▶ **Stated goal**: Extract the full listing verbatim and drop any pictures from your copy.

▶ **Dataset section**:
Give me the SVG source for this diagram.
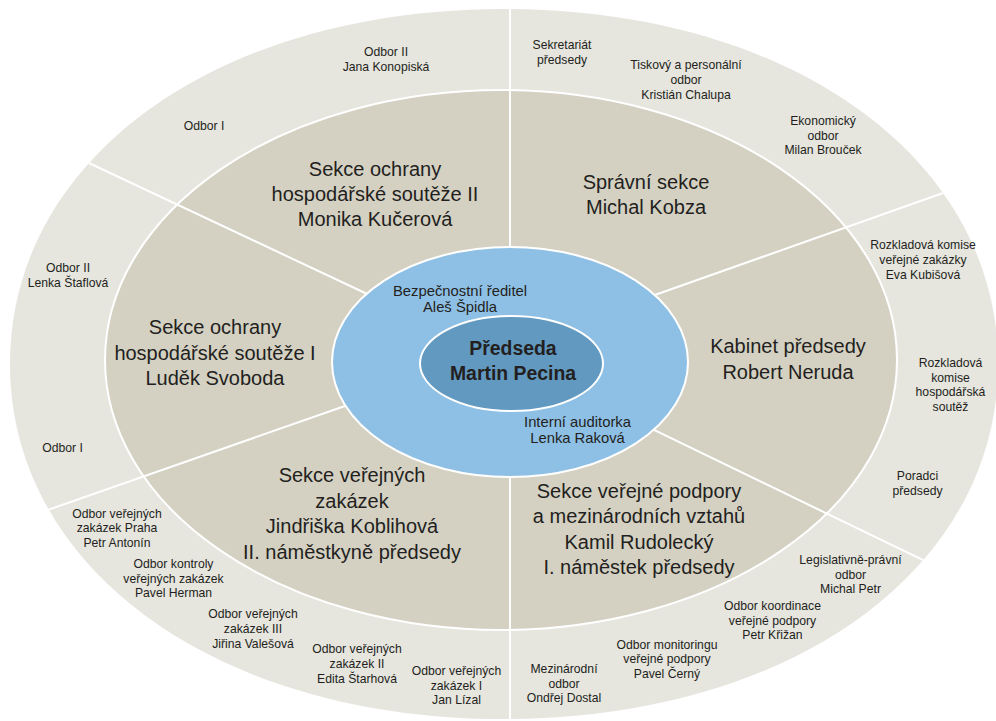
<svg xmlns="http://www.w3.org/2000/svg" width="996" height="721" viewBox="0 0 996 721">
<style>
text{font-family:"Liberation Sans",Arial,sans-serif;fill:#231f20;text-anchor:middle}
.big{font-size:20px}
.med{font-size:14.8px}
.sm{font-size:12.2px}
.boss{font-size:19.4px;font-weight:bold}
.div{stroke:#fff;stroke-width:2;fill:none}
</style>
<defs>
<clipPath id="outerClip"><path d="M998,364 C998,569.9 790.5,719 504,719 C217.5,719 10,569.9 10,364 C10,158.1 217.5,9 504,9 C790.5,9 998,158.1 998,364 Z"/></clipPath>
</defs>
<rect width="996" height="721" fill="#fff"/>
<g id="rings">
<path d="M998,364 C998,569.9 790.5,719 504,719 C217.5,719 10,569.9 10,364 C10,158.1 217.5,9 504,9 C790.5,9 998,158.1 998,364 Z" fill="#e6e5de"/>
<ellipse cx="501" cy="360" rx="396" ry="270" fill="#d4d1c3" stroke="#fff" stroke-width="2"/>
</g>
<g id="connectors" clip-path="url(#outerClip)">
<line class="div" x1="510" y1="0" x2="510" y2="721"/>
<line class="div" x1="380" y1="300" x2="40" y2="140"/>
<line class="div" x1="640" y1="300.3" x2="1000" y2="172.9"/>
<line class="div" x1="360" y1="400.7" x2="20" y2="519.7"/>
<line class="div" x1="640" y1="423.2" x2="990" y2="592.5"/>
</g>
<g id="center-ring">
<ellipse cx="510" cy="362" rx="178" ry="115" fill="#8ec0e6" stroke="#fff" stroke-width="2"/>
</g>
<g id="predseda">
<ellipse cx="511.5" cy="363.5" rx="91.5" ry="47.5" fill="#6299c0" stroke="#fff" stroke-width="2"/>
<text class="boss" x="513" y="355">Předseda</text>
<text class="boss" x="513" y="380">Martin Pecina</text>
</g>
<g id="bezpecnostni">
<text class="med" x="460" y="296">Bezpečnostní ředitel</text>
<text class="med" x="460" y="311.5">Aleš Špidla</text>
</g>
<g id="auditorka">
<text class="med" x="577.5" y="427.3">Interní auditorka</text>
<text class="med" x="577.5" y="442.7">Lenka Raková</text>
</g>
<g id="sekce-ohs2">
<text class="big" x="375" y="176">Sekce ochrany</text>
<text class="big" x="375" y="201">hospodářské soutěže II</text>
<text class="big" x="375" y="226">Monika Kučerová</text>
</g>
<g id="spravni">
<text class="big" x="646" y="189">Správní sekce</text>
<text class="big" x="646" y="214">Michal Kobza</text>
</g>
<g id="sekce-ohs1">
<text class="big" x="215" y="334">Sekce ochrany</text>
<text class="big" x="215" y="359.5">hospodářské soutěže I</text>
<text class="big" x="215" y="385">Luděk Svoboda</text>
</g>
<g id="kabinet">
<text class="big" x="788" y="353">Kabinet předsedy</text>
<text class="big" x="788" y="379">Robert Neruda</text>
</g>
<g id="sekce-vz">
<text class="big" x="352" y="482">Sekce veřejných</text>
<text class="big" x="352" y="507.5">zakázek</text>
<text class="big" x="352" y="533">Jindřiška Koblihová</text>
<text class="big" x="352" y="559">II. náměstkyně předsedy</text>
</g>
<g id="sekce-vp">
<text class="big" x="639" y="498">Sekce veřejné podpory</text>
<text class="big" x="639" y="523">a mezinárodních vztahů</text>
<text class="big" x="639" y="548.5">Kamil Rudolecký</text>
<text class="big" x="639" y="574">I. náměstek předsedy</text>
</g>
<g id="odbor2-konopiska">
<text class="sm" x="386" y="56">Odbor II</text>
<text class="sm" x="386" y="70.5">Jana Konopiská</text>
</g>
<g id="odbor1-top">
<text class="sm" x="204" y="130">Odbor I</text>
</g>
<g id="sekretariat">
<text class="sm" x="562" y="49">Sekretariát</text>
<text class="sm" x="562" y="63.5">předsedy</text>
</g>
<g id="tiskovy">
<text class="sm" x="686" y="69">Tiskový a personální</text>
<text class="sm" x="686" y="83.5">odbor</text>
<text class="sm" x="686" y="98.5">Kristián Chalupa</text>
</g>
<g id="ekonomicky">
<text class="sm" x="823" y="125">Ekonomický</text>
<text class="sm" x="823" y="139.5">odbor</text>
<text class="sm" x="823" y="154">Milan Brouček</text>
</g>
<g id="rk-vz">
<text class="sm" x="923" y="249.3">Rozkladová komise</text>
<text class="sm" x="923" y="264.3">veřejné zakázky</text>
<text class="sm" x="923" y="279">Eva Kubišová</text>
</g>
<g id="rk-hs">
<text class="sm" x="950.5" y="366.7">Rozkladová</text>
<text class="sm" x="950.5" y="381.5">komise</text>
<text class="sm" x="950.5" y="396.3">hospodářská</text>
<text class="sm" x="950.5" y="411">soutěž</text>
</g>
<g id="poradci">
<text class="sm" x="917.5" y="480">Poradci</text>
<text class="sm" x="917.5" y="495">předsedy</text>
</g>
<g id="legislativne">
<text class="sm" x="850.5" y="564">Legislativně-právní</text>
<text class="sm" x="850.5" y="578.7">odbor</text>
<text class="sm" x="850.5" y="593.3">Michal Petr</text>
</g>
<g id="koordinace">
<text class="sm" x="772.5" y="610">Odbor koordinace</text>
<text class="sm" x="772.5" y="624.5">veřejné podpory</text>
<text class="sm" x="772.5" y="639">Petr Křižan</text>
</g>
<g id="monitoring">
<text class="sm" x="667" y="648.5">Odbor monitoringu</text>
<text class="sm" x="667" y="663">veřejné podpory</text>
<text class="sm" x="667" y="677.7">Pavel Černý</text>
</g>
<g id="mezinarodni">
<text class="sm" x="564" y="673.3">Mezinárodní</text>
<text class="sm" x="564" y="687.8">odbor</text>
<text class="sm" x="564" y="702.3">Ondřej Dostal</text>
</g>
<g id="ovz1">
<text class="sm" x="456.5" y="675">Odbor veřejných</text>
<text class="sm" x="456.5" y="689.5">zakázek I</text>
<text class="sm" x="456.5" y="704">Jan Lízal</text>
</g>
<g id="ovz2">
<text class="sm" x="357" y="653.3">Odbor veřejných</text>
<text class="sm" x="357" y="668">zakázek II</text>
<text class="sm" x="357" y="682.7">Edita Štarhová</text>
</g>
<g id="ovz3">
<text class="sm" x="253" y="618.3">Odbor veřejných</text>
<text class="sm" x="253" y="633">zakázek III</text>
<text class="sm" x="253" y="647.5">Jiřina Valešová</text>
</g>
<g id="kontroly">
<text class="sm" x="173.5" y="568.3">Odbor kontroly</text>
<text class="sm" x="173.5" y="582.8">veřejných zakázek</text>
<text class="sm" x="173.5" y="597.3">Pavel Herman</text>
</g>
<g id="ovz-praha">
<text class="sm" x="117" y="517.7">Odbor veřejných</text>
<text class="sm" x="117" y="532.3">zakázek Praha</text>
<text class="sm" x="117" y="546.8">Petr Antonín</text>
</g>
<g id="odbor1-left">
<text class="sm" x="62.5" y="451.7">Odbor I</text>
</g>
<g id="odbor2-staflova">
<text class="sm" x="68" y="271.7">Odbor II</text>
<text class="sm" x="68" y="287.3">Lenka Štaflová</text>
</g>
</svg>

▶ **The solution**:
Give me the SVG source for this diagram.
<svg xmlns="http://www.w3.org/2000/svg" width="996" height="721" viewBox="0 0 996 721">
<style>
text{font-family:"Liberation Sans",Arial,sans-serif;fill:#231f20;text-anchor:middle}
.big{font-size:20px}
.med{font-size:14.8px}
.sm{font-size:12.2px}
.boss{font-size:19.4px;font-weight:bold}
.div{stroke:#fff;stroke-width:2;fill:none}
</style>
<defs>
<clipPath id="outerClip"><path d="M998,364 C998,569.9 790.5,719 504,719 C217.5,719 10,569.9 10,364 C10,158.1 217.5,9 504,9 C790.5,9 998,158.1 998,364 Z"/></clipPath>
</defs>
<rect width="996" height="721" fill="#fff"/>
<g id="rings">
<path d="M998,364 C998,569.9 790.5,719 504,719 C217.5,719 10,569.9 10,364 C10,158.1 217.5,9 504,9 C790.5,9 998,158.1 998,364 Z" fill="#e6e5de"/>
<ellipse cx="501" cy="360" rx="396" ry="270" fill="#d4d1c3" stroke="#fff" stroke-width="2"/>
</g>
<g id="connectors" clip-path="url(#outerClip)">
<line class="div" x1="510" y1="0" x2="510" y2="721"/>
<line class="div" x1="380" y1="300" x2="40" y2="140"/>
<line class="div" x1="640" y1="300.3" x2="1000" y2="172.9"/>
<line class="div" x1="360" y1="400.7" x2="20" y2="519.7"/>
<line class="div" x1="640" y1="423.2" x2="990" y2="592.5"/>
</g>
<g id="center-ring">
<ellipse cx="510" cy="362" rx="178" ry="115" fill="#8ec0e6" stroke="#fff" stroke-width="2"/>
</g>
<g id="predseda">
<ellipse cx="511.5" cy="363.5" rx="91.5" ry="47.5" fill="#6299c0" stroke="#fff" stroke-width="2"/>
<text class="boss" x="513" y="355">Předseda</text>
<text class="boss" x="513" y="380">Martin Pecina</text>
</g>
<g id="bezpecnostni">
<text class="med" x="460" y="296">Bezpečnostní ředitel</text>
<text class="med" x="460" y="311.5">Aleš Špidla</text>
</g>
<g id="auditorka">
<text class="med" x="577.5" y="427.3">Interní auditorka</text>
<text class="med" x="577.5" y="442.7">Lenka Raková</text>
</g>
<g id="sekce-ohs2">
<text class="big" x="375" y="176">Sekce ochrany</text>
<text class="big" x="375" y="201">hospodářské soutěže II</text>
<text class="big" x="375" y="226">Monika Kučerová</text>
</g>
<g id="spravni">
<text class="big" x="646" y="189">Správní sekce</text>
<text class="big" x="646" y="214">Michal Kobza</text>
</g>
<g id="sekce-ohs1">
<text class="big" x="215" y="334">Sekce ochrany</text>
<text class="big" x="215" y="359.5">hospodářské soutěže I</text>
<text class="big" x="215" y="385">Luděk Svoboda</text>
</g>
<g id="kabinet">
<text class="big" x="788" y="353">Kabinet předsedy</text>
<text class="big" x="788" y="379">Robert Neruda</text>
</g>
<g id="sekce-vz">
<text class="big" x="352" y="482">Sekce veřejných</text>
<text class="big" x="352" y="507.5">zakázek</text>
<text class="big" x="352" y="533">Jindřiška Koblihová</text>
<text class="big" x="352" y="559">II. náměstkyně předsedy</text>
</g>
<g id="sekce-vp">
<text class="big" x="639" y="498">Sekce veřejné podpory</text>
<text class="big" x="639" y="523">a mezinárodních vztahů</text>
<text class="big" x="639" y="548.5">Kamil Rudolecký</text>
<text class="big" x="639" y="574">I. náměstek předsedy</text>
</g>
<g id="odbor2-konopiska">
<text class="sm" x="386" y="56">Odbor II</text>
<text class="sm" x="386" y="70.5">Jana Konopiská</text>
</g>
<g id="odbor1-top">
<text class="sm" x="204" y="130">Odbor I</text>
</g>
<g id="sekretariat">
<text class="sm" x="562" y="49">Sekretariát</text>
<text class="sm" x="562" y="63.5">předsedy</text>
</g>
<g id="tiskovy">
<text class="sm" x="686" y="69">Tiskový a personální</text>
<text class="sm" x="686" y="83.5">odbor</text>
<text class="sm" x="686" y="98.5">Kristián Chalupa</text>
</g>
<g id="ekonomicky">
<text class="sm" x="823" y="125">Ekonomický</text>
<text class="sm" x="823" y="139.5">odbor</text>
<text class="sm" x="823" y="154">Milan Brouček</text>
</g>
<g id="rk-vz">
<text class="sm" x="923" y="249.3">Rozkladová komise</text>
<text class="sm" x="923" y="264.3">veřejné zakázky</text>
<text class="sm" x="923" y="279">Eva Kubišová</text>
</g>
<g id="rk-hs">
<text class="sm" x="950.5" y="366.7">Rozkladová</text>
<text class="sm" x="950.5" y="381.5">komise</text>
<text class="sm" x="950.5" y="396.3">hospodářská</text>
<text class="sm" x="950.5" y="411">soutěž</text>
</g>
<g id="poradci">
<text class="sm" x="917.5" y="480">Poradci</text>
<text class="sm" x="917.5" y="495">předsedy</text>
</g>
<g id="legislativne">
<text class="sm" x="850.5" y="564">Legislativně-právní</text>
<text class="sm" x="850.5" y="578.7">odbor</text>
<text class="sm" x="850.5" y="593.3">Michal Petr</text>
</g>
<g id="koordinace">
<text class="sm" x="772.5" y="610">Odbor koordinace</text>
<text class="sm" x="772.5" y="624.5">veřejné podpory</text>
<text class="sm" x="772.5" y="639">Petr Křižan</text>
</g>
<g id="monitoring">
<text class="sm" x="667" y="648.5">Odbor monitoringu</text>
<text class="sm" x="667" y="663">veřejné podpory</text>
<text class="sm" x="667" y="677.7">Pavel Černý</text>
</g>
<g id="mezinarodni">
<text class="sm" x="564" y="673.3">Mezinárodní</text>
<text class="sm" x="564" y="687.8">odbor</text>
<text class="sm" x="564" y="702.3">Ondřej Dostal</text>
</g>
<g id="ovz1">
<text class="sm" x="456.5" y="675">Odbor veřejných</text>
<text class="sm" x="456.5" y="689.5">zakázek I</text>
<text class="sm" x="456.5" y="704">Jan Lízal</text>
</g>
<g id="ovz2">
<text class="sm" x="357" y="653.3">Odbor veřejných</text>
<text class="sm" x="357" y="668">zakázek II</text>
<text class="sm" x="357" y="682.7">Edita Štarhová</text>
</g>
<g id="ovz3">
<text class="sm" x="253" y="618.3">Odbor veřejných</text>
<text class="sm" x="253" y="633">zakázek III</text>
<text class="sm" x="253" y="647.5">Jiřina Valešová</text>
</g>
<g id="kontroly">
<text class="sm" x="173.5" y="568.3">Odbor kontroly</text>
<text class="sm" x="173.5" y="582.8">veřejných zakázek</text>
<text class="sm" x="173.5" y="597.3">Pavel Herman</text>
</g>
<g id="ovz-praha">
<text class="sm" x="117" y="517.7">Odbor veřejných</text>
<text class="sm" x="117" y="532.3">zakázek Praha</text>
<text class="sm" x="117" y="546.8">Petr Antonín</text>
</g>
<g id="odbor1-left">
<text class="sm" x="62.5" y="451.7">Odbor I</text>
</g>
<g id="odbor2-staflova">
<text class="sm" x="68" y="271.7">Odbor II</text>
<text class="sm" x="68" y="287.3">Lenka Štaflová</text>
</g>
</svg>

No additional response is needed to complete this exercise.